We gain freedom by giving it, and he who bestows faith gets it back with interest. To bargain and stipulate in love is to lose.
Perfect faith implies perfect love; and perfect love casteth out fear. It is always the fear of imposition, and a lurking intent to rule, that causes the woman to haggle over a word it is absence of love, a limitation, an incapacity. The price of a perfect love is an absolute and complete surrender.
To give a man something for nothing tends to make the individual dissatisfied with himself.
Your enemies are the ones you have helped.
And when an individual is dissatisfied with himself he is dissatisfied with the whole world and with you.
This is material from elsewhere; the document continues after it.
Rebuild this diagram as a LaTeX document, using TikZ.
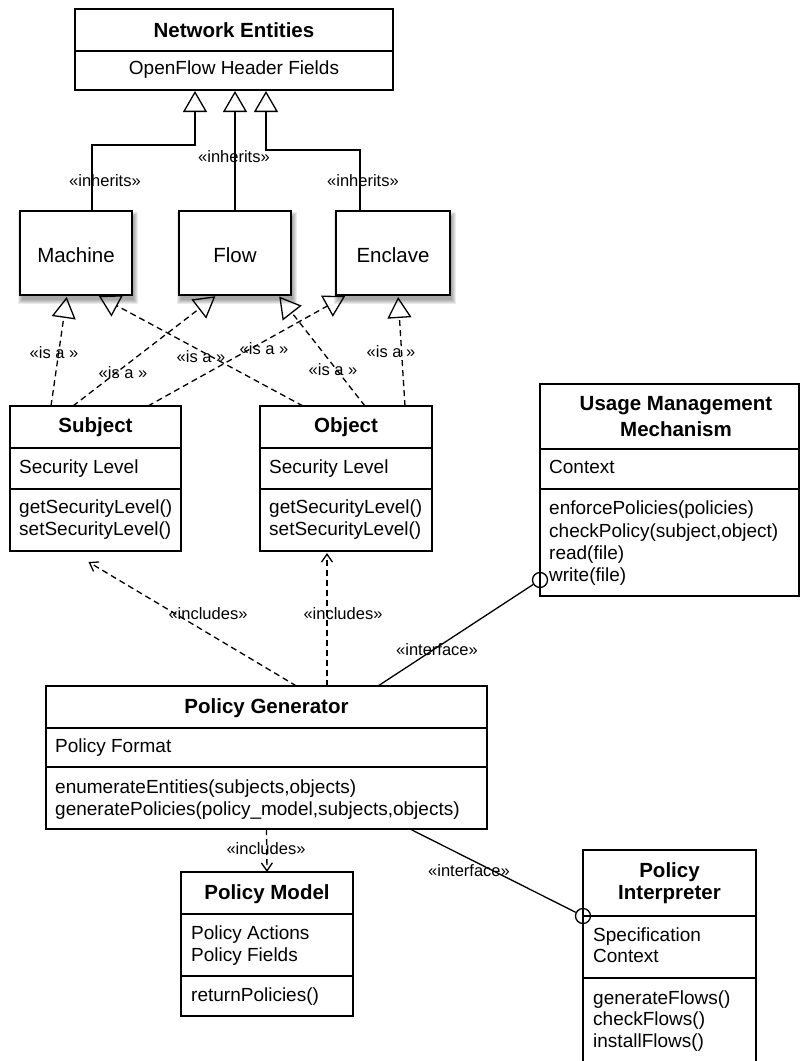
\documentclass[tikz,border=0pt]{standalone}
\usepackage{fontspec}
\setmainfont{Liberation Sans}
\usetikzlibrary{arrows.meta,backgrounds}
\begin{document}
\begin{tikzpicture}[x=1pt,y=-1pt,
  box/.style={draw, line width=1.3pt, anchor=north west, inner sep=0pt, outer sep=0pt, fill=white},
  div/.style={line width=1.3pt},
  ttl/.style={font=\bfseries\fontsize{20.5}{24}\selectfont, inner sep=0pt},
  big/.style={font=\fontsize{20.5}{24}\selectfont, inner sep=0pt},
  mem/.style={font=\fontsize{19}{22}\selectfont, inner sep=0pt, anchor=west, text height=13.7pt, text depth=4pt},
  lbl/.style={font=\fontsize{16.5}{18}\selectfont, inner sep=0pt},
  inh/.style={line width=1.3pt, -{Triangle[open, length=21pt, width=24pt, line width=1.3pt]}, shorten >=1pt},
  isa/.style={line width=1.3pt, dash pattern=on 6pt off 4pt, -{Triangle[open, length=21pt, width=24pt, line width=1.3pt, sep=0pt]}, shorten >=2pt},
  incl/.style={line width=1.3pt, dash pattern=on 6pt off 4pt, -{Straight Barb[length=8pt, width=11pt, line width=1.3pt]}},
  ifc/.style={line width=1.3pt},
  ball/.style={circle, draw, line width=1.3pt, minimum size=15pt, inner sep=0pt}
]
\clip (0,0) rectangle (801,1061);

% ---------- Network Entities
\node[box, minimum width=318pt, minimum height=81pt] (ne) at (75,9) {};
\draw[div] ([yshift=-42pt]ne.north west) -- ([yshift=-42pt]ne.north east);
\node[ttl] (net) at (234,30) {Network Entities};
\node[mem, anchor=center] (nea) at (234,70) {OpenFlow Header Fields};

% ---------- Machine / Flow / Enclave
\node[box, minimum width=112pt, minimum height=84pt] (machine) at (20,211) {};
\node[box, minimum width=112pt, minimum height=84pt] (flow) at (179,211) {};
\node[box, minimum width=114pt, minimum height=84pt] (enclave) at (336,211) {};
\node[big] (machinet) at (76,255) {Machine};
\node[big] (flowt) at (235,255) {Flow};
\node[big] (enclavet) at (393,255) {Enclave};
\begin{scope}[on background layer]
  \fill[white] (0,0) rectangle (801,1061);
  \foreach \n in {machine,flow,enclave}{
    \foreach \i in {0,1,2,3,4}{
      \fill[black, opacity=0.08] ([shift={(2-\i,5-\i)}]\n.north west) rectangle ([shift={(2+\i,5+\i)}]\n.south east);
    }
  }
\end{scope}

% ---------- Subject
\node[box, minimum width=171pt, minimum height=145pt] (subject) at (10,406) {};
\draw[div] ([yshift=-42pt]subject.north west) -- ([yshift=-42pt]subject.north east);
\draw[div] ([yshift=-83pt]subject.north west) -- ([yshift=-83pt]subject.north east);
\node[ttl] (subjectt) at (95.5,427) {Subject};
\node[mem] (subjecta) at (19,469) {Security Level};
\node[mem] (subjectm1) at (19,509) {getSecurityLevel()};
\node[mem] (subjectm2) at (19,531) {setSecurityLevel()};

% ---------- Object
\node[box, minimum width=172pt, minimum height=145pt] (object) at (260,406) {};
\draw[div] ([yshift=-42pt]object.north west) -- ([yshift=-42pt]object.north east);
\draw[div] ([yshift=-83pt]object.north west) -- ([yshift=-83pt]object.north east);
\node[ttl] (objectt) at (346,427) {Object};
\node[mem] (objecta) at (269,469) {Security Level};
\node[mem] (objectm1) at (269,509) {getSecurityLevel()};
\node[mem] (objectm2) at (269,531) {setSecurityLevel()};

% ---------- Usage Management Mechanism
\node[box, minimum width=259pt, minimum height=212pt] (usage) at (540,384) {};
\draw[div] ([yshift=-65pt]usage.north west) -- ([yshift=-65pt]usage.north east);
\draw[div] ([yshift=-105pt]usage.north west) -- ([yshift=-105pt]usage.north east);
\node[ttl] (usaget1) at (676,406) {Usage Management};
\node[ttl] (usaget2) at (676,429) {Mechanism};
\node[mem] (usagea) at (549,469) {Context};
\node[mem] (usagem1) at (549,510) {enforcePolicies(policies)};
\node[mem] (usagem2) at (549,533) {checkPolicy(subject,object)};
\node[mem] (usagem3) at (549,555) {read(file)};
\node[mem] (usagem4) at (549,577) {write(file)};

% ---------- Policy Generator
\node[box, minimum width=441pt, minimum height=143pt] (pg) at (46,686) {};
\draw[div] ([yshift=-42pt]pg.north west) -- ([yshift=-42pt]pg.north east);
\draw[div] ([yshift=-81pt]pg.north west) -- ([yshift=-81pt]pg.north east);
\node[ttl] (pgt) at (266.5,708) {Policy Generator};
\node[mem] (pga) at (55,748) {Policy Format};
\node[mem] (pgm1) at (55,789) {enumerateEntities(subjects,objects)};
\node[mem] (pgm2) at (55,811) {generatePolicies(policy\_model,subjects,objects)};

% ---------- Policy Model
\node[box, minimum width=172pt, minimum height=144pt] (pm) at (181,872) {};
\draw[div] ([yshift=-42pt]pm.north west) -- ([yshift=-42pt]pm.north east);
\draw[div] ([yshift=-104pt]pm.north west) -- ([yshift=-104pt]pm.north east);
\node[ttl] (pmt) at (267,894) {Policy Model};
\node[mem] (pma1) at (191,935) {Policy Actions};
\node[mem] (pma2) at (191,957) {Policy Fields};
\node[mem] (pmm1) at (191,997) {returnPolicies()};

% ---------- Policy Interpreter
\node[box, minimum width=173pt, minimum height=225pt] (pi) at (583,850) {};
\draw[div] ([yshift=-66pt]pi.north west) -- ([yshift=-66pt]pi.north east);
\draw[div] ([yshift=-128pt]pi.north west) -- ([yshift=-128pt]pi.north east);
\node[ttl] (pit1) at (669.5,872) {Policy};
\node[ttl] (pit2) at (669.5,895) {Interpreter};
\node[mem] (pia1) at (593,937) {Specification};
\node[mem] (pia2) at (593,958) {Context};
\node[mem] (pim1) at (593,1000) {generateFlows()};
\node[mem] (pim2) at (593,1021) {checkFlows()};
\node[mem] (pim3) at (593,1043) {installFlows()};

% ---------- inheritance
\coordinate (mb) at (150,145);
\coordinate (eb) at (300,150);
\draw[inh] ([xshift=16pt]machine.north) |- (mb) -| ([xshift=-39pt]ne.south);
\draw[inh] (flow.north) -- (flow.north |- ne.south);
\draw[inh] ([xshift=-33pt]enclave.north) |- (eb) -| ([xshift=32pt]ne.south);
\node[lbl] (li1) at (105,181) {«inherits»};
\node[lbl] (li2) at (234,157) {«inherits»};
\node[lbl] (li3) at (363,181) {«inherits»};

% ---------- is a
\draw[isa] ([xshift=-44.5pt]subject.north) -- ([xshift=-9pt]machine.south);
\draw[isa] ([xshift=-22.5pt]subject.north) -- ([xshift=-18pt]flow.south);
\draw[isa] ([xshift=52.5pt]subject.north) -- ([xshift=-46pt]enclave.south);
\draw[isa] ([xshift=-43pt]object.north) -- ([xshift=21pt]machine.south);
\draw[isa] ([xshift=19pt]object.north) -- ([xshift=43pt]flow.south);
\draw[isa] ([xshift=59pt]object.north) -- ([xshift=5pt]enclave.south);
\node[lbl] (la1) at (54,353) {«is a »};
\node[lbl] (la2) at (123,373) {«is a »};
\node[lbl] (la3) at (201,357) {«is a »};
\node[lbl] (la4) at (264,349) {«is a »};
\node[lbl] (la5) at (333,370) {«is a »};
\node[lbl] (la6) at (391,352) {«is a »};

% ---------- includes
\draw[incl] ([xshift=30pt]pg.north) -- ([xshift=-7pt,yshift=-11pt]subject.south);
\draw[incl] ([xshift=60.5pt]pg.north) -- ([xshift=-19pt,yshift=-2pt]object.south);
\draw[incl] (pg.south) -- (pm.north);
\node[lbl] (lc1) at (208,614) {«includes»};
\node[lbl] (lc2) at (343,614) {«includes»};
\node[lbl] (lc3) at (266,849) {«includes»};

% ---------- interfaces
\node[ball] (uc) at ([yshift=-196pt]usage.north west) {};
\node[ball] (pc) at ([yshift=-66pt]pi.north west) {};
\draw[ifc] ([xshift=111.5pt]pg.north) -- (uc);
\draw[ifc] ([xshift=143.5pt]pg.south) -- (pc);
\node[lbl] (lf1) at (437,650) {«interface»};
\node[lbl] (lf2) at (469,871) {«interface»};
\end{tikzpicture}
\end{document}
A man's quarrel with the world is only a quarrel with himself. But so strong is this inclination to lay blame elsewhere and take credit to ourselves, that when we are unhappy we say it is the fault of this woman or that man. Especially do women attribute their misery to That Man.
And often the trouble is he has given her too much for nothing.
This truth is a reversible, back-action one, well lubricated by use, working both ways as the case may be.
That form of affection which drives sharp bargains and makes demands, gets a check on the bank in which there is no balance.
There is nothing so costly as something you get for nothing.